You may not be able to achieve something right now, but after five years of self improvement? You may be closer to that crazy dream than you thought.
The thing that stuck out to me, however, when I started this post was just that phrase. When we read it, our minds expect something to come after it (like I did in the beginning of this post). We do that because the emphasis is on the word “happiness.” When we emphasize happiness, we find that phrase to be incomplete unless something comes after it. Say it: “HAPPINESS is” (emphasis on HAPPINESS).
However, if you shift the emphasis to the word IS, it becomes a whole new phrase. It’s complete.

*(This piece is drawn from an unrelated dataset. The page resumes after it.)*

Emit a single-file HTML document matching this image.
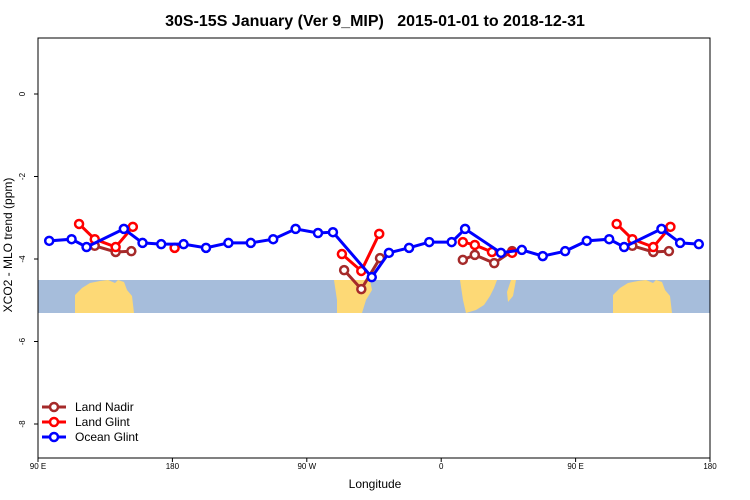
<!DOCTYPE html>
<html><head><meta charset="utf-8"><style>
body{margin:0;background:#fff;}
svg{font-family:"Liberation Sans",sans-serif;display:block}
</style></head><body>
<svg id="chart" width="750" height="500">
<text x="375" y="26" text-anchor="middle" font-size="16" font-weight="bold" style="white-space:pre">30S-15S January (Ver 9_MIP)   2015-01-01 to 2018-12-31</text>
<g id="map">
<rect x="38" y="280" width="672" height="33" fill="#a6bddb"/>
<path d="M75,313 L75,295 L82,288 L90,283 L100,281 L108,280 L115,283 L118,280 L124,282 L127,290 L132,296 L134,313 Z" fill="#fdd976"/>
<path d="M613,313 L613,295 L620,288 L628,283 L638,281 L646,280 L653,283 L656,280 L662,282 L665,290 L670,296 L672,313 Z" fill="#fdd976"/>
<path d="M334,280 L370,280 L372,290 L366,300 L362,313 L337,313 L337,300 Z" fill="#fdd976"/>
<path d="M460,280 L497,280 L494,288 L490,296 L484,305 L476,310 L466,313 L463,300 Z" fill="#fdd976"/>
<path d="M511,280 L516,280 L513,296 L508,302 L507,292 Z" fill="#fdd976"/>
</g>
<g id="axes"></g>
<g id="series"></g>
<g id="legend"></g>
<text x="375" y="488" text-anchor="middle" font-size="12">Longitude</text>
<text transform="translate(12,245) rotate(-90)" text-anchor="middle" font-size="12">XCO2 - MLO trend (ppm)</text>
</svg>
<script>
const xTickLons=[90,180,270,360,450,540];
const xTickLabels=["90 E","180","90 W","0","90 E","180"];
const yTicks=[0,-2,-4,-6,-8];
const oceanLon=[97.5,112.5,122.5,147.5,160,172.5,187.5,202.5,217.5,232.5,247.5,262.5,277.5,287.5,313.5,325,338.5,352,7,16,40,54,68,83];
const oceanVal=[-3.56,-3.52,-3.71,-3.27,-3.61,-3.64,-3.64,-3.73,-3.61,-3.61,-3.52,-3.27,-3.37,-3.35,-4.44,-3.85,-3.73,-3.59,-3.59,-3.27,-3.85,-3.78,-3.93,-3.81];
const glintLon=[117.5,128,142,153.5,null,181.5,null,293.5,306.5,318.5,null,14.5,22.5,34,47.5];
const glintVal=[-3.15,-3.52,-3.71,-3.22,null,-3.73,null,-3.88,-4.29,-3.39,null,-3.59,-3.66,-3.83,-3.85];
const nadirLon=[128,142,152.5,null,295,306.5,319,null,14.5,22.5,35.5,47.5];
const nadirVal=[-3.68,-3.83,-3.81,null,-4.27,-4.73,-3.98,null,-4.02,-3.90,-4.10,-3.81];
const X0=38,X1=710,Y0=38,Y1=458;
function xs(l){return X0+(l-90)*(X1-X0)/450;}
function ys(v){return 94-v*41.25;}
const NS="http://www.w3.org/2000/svg";
function mk(t,a,p){const e=document.createElementNS(NS,t);for(const k in a)e.setAttribute(k,a[k]);p.appendChild(e);return e;}
const ax=document.getElementById('axes');
const frame=mk('rect',{x:X0,y:Y0,width:X1-X0,height:Y1-Y0,fill:'none',stroke:'#000'},ax);


xTickLons.forEach((l,i)=>{
 mk('line',{x1:xs(l),x2:xs(l),y1:Y1,y2:Y1+4,stroke:'#000'},ax);
 const t=mk('text',{x:xs(l),y:Y1+11,'font-size':8,'text-anchor':'middle'},ax);t.textContent=xTickLabels[i];
 
 
});
yTicks.forEach(v=>{
 mk('line',{x1:X0-4,x2:X0,y1:ys(v),y2:ys(v),stroke:'#000'},ax);
 const t=mk('text',{transform:`translate(${X0-13},${ys(v)}) rotate(-90)`,'font-size':8,'text-anchor':'middle'},ax);t.textContent=String(v);
 
 
});
const sg=document.getElementById('series');
function draw(lons,vals,color,name,joinPasses){
 const g=mk('g',{},sg);
 
 
 const segs=[];let seg=[];
 [0,360].forEach(off=>{
  if(!joinPasses&&seg.length){segs.push(seg);seg=[];}
  lons.forEach((l,i)=>{
   if(l===null){if(seg.length)segs.push(seg);seg=[];return;}
   let L=(l<90?l+360:l)+off;
   if(L>540){if(seg.length)segs.push(seg);seg=[];return;}
   seg.push([xs(L),ys(vals[i])]);
  });
 });
 if(seg.length)segs.push(seg);
 segs.forEach(s=>{
  if(s.length>1)mk('polyline',{points:s.map(p=>p.join(',')).join(' '),fill:'none',stroke:color,'stroke-width':3},g);
 });
 segs.forEach(s=>s.forEach(p=>{const c=mk('circle',{cx:p[0],cy:p[1],r:4,fill:'#fff',stroke:color,'stroke-width':2.5},g);
  
  }));
}
draw(nadirLon,nadirVal,'#a52a2a','land-nadir',false);
draw(glintLon,glintVal,'#ff0000','land-glint',false);
draw(oceanLon,oceanVal,'#0000ff','ocean-glint',true);
const lg=document.getElementById('legend');
[['Land Nadir','#a52a2a'],['Land Glint','#ff0000'],['Ocean Glint','#0000ff']].forEach((e,i)=>{
 const y=407+i*15;
 mk('line',{x1:42,x2:66,y1:y,y2:y,stroke:e[1],'stroke-width':3},lg);
 mk('circle',{cx:54,cy:y,r:4,fill:'#fff',stroke:e[1],'stroke-width':2.5},lg);
 const t=mk('text',{x:75,y:y+4,'font-size':12},lg);t.textContent=e[0];
 
 
});
</script>
</body></html>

You don’t need anything else to complete it. My point is simple: if you go searching and looking for happiness, you’re likely to never find it. Happiness will be something completely out of reach for you. However, if you focus on the “IS” part, you will focus on just being and you’ll automatically find yourself in a state of happiness.
You have the tools to be happy RIGHT NOW. Right this instant. The problem is that you have a mountain of expectations and ideas about what happiness is. These expectations are ruining your ability to be happy. They push happiness down the road. We say to ourselves, “If only…” and we play the game we played in the beginning of this post. If only I had more money, I could be happy. If only I had more friends, I could be happy. If only I had a better family, I could be happy. If only. If only. If only.
We are all guilty of doing it. We think we can’t be happy until we reach some plateau. The problem is that once we reach that plateau it’s not enough. We don’t realize that happiness is in the pursuit of a goal rather than the goal itself. Once we have what we think we want, we turn our focus to what we don’t have. The key to overcoming this vicious cycle is to not only practice gratitude for what we have, but also to practice mindfulness for who we are. Spending time in meditation/prayer can really center us.
If you’re not sure how to meditate, you don’t need to be a Buddhist monk to do it. You simply need to find a quiet place, get yourself comfortable (it doesn’t matter if you sit or lay down), and practice breathing consciously, focusing on your breath. Inhale for a count of 3, exhale for a count of 3. Close your eyes and turn your focus inward. Once your mind is clear of all thoughts, you will realize what real happiness is. Happiness is in being. Happiness IS.